I am wholly inadequate to deal with this subject. That said I cannot leave it untouched. There is a phenomenon taking place that is highly disturbing to a believer and a rationalist like myself. The phenomenon I refer to is that of an increasing number of Orthodox Jews that are questioning their faith. Emunah has never before been tested like it is now. At least in my lifetime.
It used to be a bigger problem in the more open world of Modern Orthodoxy. That is where Rabbi Eliyahu Fink suggests the majority of the problem lies. But with the advent of the internet, everyone is at risk.
Tablet Magzine has an article by Ari Margolies, an 18 year old that is going through this. He was raised in a religious home. He was someone that loved his Judaism as a child. But then after his Bar Mitzvah he started asking the difficult questions. Questions that are difficult to answer. Thus he has become a skeptic – joining the community of skeptics who have had the same questions.
These are not people who went OTD because of dysfunction in their lives. Nor are they particularly the ones whose educational needs are not met because they are not up to the fierce completion in Yeshivos, whether it is in the area of Limud HaTorah or in the area of academic studies. These are the bright kids. These are the good kids from good families. And in some cases these are adults who at some point in their lives ask hard questions that end up leading them into becoming skeptics.
I have dealt with this topic in the past. I have offered my own views as to why I have Emunah. But I fully admit that I do not have satisfactory answers to all the questions asked by these highly intelligent people. For example it is almost impossible to answer a question put to me many times by different people – and one that precipitated Ari’s descent into the world of skeptics. From the article:
One morning, I woke up and a thought fell on me like a ton of bricks. I realized I was only an Orthodox Jew because it was what I had been taught since birth. I knew no other way. If I had been born into a Christian family, I would have been on the Jesus train. If I’d been born into a Muslim family, I would’ve jumped on the Allah bandwagon. If I had been raised in the splendor of the flying spaghetti monster, then I’d have spent my mornings praising his noodle appendages. I was an Orthodox Jew by chance, I realized, and the realization shook me to my core.
I honestly do not know how to answer a question like this. And yet I have complete faith in Judaism as it has been handed down to me by my forefathers. Am I lucky to be born a Jew in a religious home? Yes! You bet I am. But that does not answer the question of why I get to be so lucky.
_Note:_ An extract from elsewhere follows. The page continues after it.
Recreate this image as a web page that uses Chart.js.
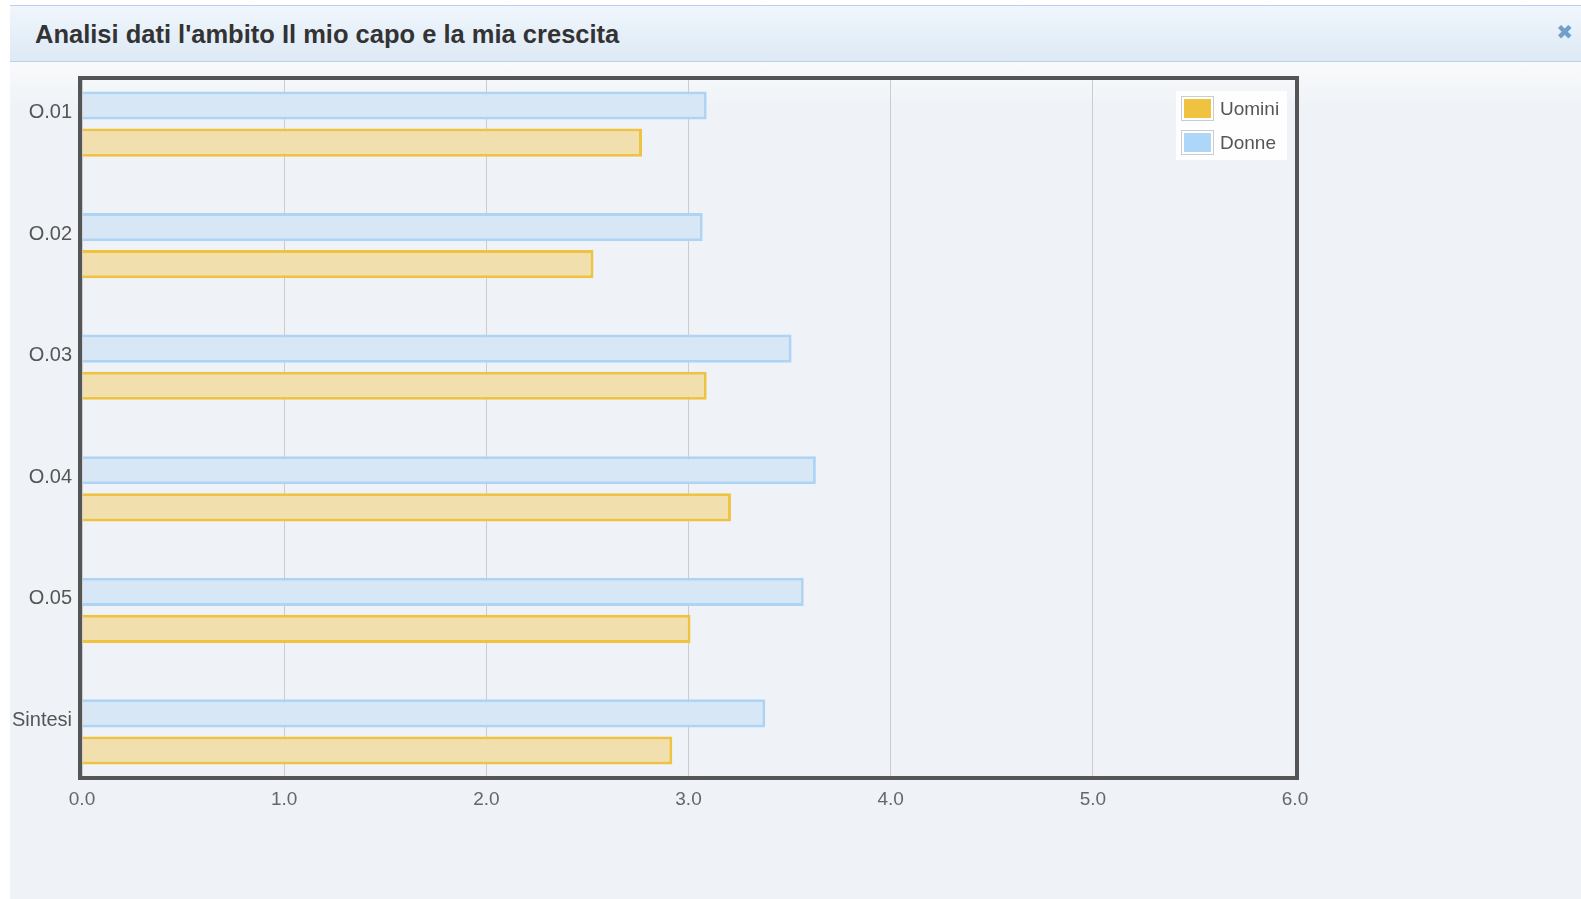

One of the things I deal with here (which my last post touched upon) is the fantastic stories of faith that strains credulity. As described by Ari:
I would hear stories of people who had their lives saved by their tefillin. One guy was praying while driving and got into a car accident; the only thing that stopped his head from smashing through the windshield was his headpiece. Another devout man, about to board a plane, realized he left his tefillin at home and missed the flight while retrieving them, and—you guessed it—the plane crashed. It all sounded like a bit much.
These kinds of stories tend to bring out the skeptic in me as well. Not that they are impossible to believe. But that they are so frequently used to prove that a miracle occurred because of an act based on one’s religious belief… Or taken a step further, because one participated in one of those Segula Tzedaka campaigns.
When people start questioning their faith, stories like this only accelerate the process.
I don’t have any answers to this increasing problem. But at the same time, there is absolutely nothing being done to address them in a communal way. At least not as it pertains to nipping it in the bud in one’s formal educational experience.